Texas billionaire H. Ross Perot, upset that General Motors was treating its executives better than its workers, was planning to vote against year-end bonuses for GM officers before he was ousted from GM's board of directors, Perot said Monday.
"They knew I was going to vote against it," Perot said at a press conference here. That was one of the "stress points" that he said led to his abrupt ouster last week from the GM board and from his job as chairman of Electronic Data Systems.
"For some reason, my single dissenting vote (on the board), and the fact that 22 or so other guys were voting for it and I was voting against it, created an unacceptable trauma which I'll never understand." But he still warned that GM will hurt its labor relations if it pays the bonuses.
"At Valley Forge, when our troops were literally fighting barefoot in the snow, if George Washington had been out buying new uniforms and gold braid, it would have been a little hard to motivate the troops. Right?" Perot commented. "You should take care of the guys who do the work and then the guys that run the place. You can't look the troops in the eye and say it has been a bad year, we can't do anything for you, but then say, 'By the way, we are going to pay ourselves a million-dollar bonus over here.' "
Perot's press conference came before a long-scheduled luncheon speech to the Economic Club of Detroit, where a record crowd of over 7,000 gathered to see him introduced by the man who ousted him last week, GM Chairman Roger B. Smith.
It seemed that everyone in town wanted to see whether Perot would publicly criticize GM in front of Smith. After all, it had been Perot's public lampooning of the slow pace of change inside GM, and of its lavish treatment of its executives, which had sparked his rift with Smith in the first place.
But in the end, his speech was relatively tame. Perot, who founded EDS and sold it to GM two years ago, talked at length about how American executives should stop complaining about unfair foreign competition and lazy production workers and stop lavishing perks on themselves. But he never blasted GM by name.
And, in his introduction of Perot at the luncheon, Smith referred only in passing to the fact that "Ross and I may not always see eye to eye on how to get things done," at GM. But he added that "we do agree on what needs to be done." The two sat next to each other at the head table and chatted amiably among themselves.

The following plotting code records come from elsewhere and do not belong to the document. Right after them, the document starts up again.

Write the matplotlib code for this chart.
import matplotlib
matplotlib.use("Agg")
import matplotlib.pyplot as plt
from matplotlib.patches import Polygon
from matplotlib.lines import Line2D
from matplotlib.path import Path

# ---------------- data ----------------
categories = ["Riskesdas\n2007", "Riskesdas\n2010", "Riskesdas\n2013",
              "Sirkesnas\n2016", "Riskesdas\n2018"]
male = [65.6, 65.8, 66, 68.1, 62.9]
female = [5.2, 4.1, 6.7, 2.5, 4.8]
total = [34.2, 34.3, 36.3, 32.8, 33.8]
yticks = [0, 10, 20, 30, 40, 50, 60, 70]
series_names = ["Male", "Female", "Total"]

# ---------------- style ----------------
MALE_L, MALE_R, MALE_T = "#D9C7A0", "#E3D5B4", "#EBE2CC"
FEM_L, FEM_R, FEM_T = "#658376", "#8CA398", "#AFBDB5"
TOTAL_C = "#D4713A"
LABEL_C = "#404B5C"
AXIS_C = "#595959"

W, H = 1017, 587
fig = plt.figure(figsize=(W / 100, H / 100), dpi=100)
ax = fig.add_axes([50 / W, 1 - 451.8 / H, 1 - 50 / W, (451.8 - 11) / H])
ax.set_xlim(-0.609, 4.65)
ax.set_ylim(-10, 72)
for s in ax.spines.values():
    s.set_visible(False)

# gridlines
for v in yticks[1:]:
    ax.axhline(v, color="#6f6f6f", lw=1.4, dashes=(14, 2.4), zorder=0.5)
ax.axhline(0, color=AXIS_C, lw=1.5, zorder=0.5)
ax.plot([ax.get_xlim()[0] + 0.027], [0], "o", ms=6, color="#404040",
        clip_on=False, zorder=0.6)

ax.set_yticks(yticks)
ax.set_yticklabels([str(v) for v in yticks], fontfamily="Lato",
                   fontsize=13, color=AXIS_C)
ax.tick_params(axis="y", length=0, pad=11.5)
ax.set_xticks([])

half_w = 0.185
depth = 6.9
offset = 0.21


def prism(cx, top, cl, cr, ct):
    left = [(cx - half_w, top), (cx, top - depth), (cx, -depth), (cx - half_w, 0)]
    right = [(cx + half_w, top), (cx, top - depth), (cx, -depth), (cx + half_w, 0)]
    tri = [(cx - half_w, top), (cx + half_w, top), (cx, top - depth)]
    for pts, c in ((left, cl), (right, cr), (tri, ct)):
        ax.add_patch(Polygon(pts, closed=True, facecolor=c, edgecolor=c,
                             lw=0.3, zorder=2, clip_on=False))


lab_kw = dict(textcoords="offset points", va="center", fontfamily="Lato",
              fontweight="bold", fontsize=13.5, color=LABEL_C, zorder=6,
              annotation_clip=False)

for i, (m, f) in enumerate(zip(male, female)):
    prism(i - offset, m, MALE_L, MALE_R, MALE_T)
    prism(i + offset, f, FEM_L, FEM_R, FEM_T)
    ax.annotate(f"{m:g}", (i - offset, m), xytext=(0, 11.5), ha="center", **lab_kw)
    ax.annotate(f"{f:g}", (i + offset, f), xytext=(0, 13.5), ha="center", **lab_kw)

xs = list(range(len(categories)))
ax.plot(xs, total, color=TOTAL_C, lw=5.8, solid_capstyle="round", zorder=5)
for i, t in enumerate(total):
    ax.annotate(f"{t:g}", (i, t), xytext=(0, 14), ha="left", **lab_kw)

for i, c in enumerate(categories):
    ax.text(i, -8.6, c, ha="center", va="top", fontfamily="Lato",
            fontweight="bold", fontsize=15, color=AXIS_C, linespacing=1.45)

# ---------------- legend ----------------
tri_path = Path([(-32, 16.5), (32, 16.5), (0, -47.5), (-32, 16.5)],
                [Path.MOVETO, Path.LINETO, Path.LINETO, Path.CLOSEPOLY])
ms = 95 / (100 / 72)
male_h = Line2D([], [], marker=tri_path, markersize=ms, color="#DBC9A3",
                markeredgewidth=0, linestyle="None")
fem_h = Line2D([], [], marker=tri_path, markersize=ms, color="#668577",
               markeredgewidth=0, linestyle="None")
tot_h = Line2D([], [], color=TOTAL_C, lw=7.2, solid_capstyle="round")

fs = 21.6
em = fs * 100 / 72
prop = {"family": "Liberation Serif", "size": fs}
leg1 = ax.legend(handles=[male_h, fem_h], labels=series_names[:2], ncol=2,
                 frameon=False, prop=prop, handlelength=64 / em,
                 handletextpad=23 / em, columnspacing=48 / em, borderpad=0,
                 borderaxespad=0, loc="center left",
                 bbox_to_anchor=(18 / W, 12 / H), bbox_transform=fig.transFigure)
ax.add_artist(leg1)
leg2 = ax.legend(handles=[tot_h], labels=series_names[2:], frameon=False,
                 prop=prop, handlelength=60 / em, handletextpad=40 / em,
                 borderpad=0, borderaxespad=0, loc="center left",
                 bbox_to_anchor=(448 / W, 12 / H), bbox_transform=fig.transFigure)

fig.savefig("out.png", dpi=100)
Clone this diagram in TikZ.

Smith said he had even met Perot at the airport Monday morning.
"We're on speaking terms, sure," said Perot as the two ate lunch. "This is not a personality issue."
'Always Have Fun'
The personal rift between the two men is "only in the press," added Smith.
Perot said that the two men "always have fun talking about our children."
But Perot, who under his buyout agreement is liable to pay up to $7.5 million in fines for publicly criticizing GM, still got in his licks at his press conference.
"We spent nearly $40 billion over the last few years and lost market share," Perot said. "During that time we've gone from the low-cost producer to the high-cost producer. Now, I'm just saying we've been doing something here that's not producing an end result."
"Here is my frustration," he added. "We're the biggest, we've got the greatest dealer network in the world. We've got more human resources than anyone in the world. We're spending $3.6 billion a year on (research and development). Gosh, we ought to have a car that can ice skate.
"We've got more of everything than anybody. But when you look at the results, we've got Chrysler, a fourth our size, who is the low-cost producer. There's something wrong. We just closed 11 plants, laid off 30,000 people, and we just threw $700 million at a guy that didn't want it."
Perot said the idea of a buyout originated in a letter he wrote to GM's top officers in June, listing four options for resolving their worsening rift. The first option, he said, was to "work together to build GM." The fourth was for GM to buy out his stake in the company, but he insists his letter advised against that.
But to Perot's surprise, that was the option GM accepted. "It never occurred to me they would do it," Perot said.
"Then GM came to me three weeks ago and brought it up again, and so I told my lawyer, if they want to talk, get it in writing. I never thought it would get in writing. Then, when it got in writing, I thought it would never get to the board. Then, when it got to the board, I said, I want it on public record for several days before it is approved, so the shareholders know about it. I wanted a public record. But they said, no, you've got to sign it immediately, and you cannot attend the December board meeting.
"So I was left with one choice," Perot added. "I had to let it happen, and I put the money in escrow to let the stockholders see the agreement, and to give the company an opportunity to rescind it."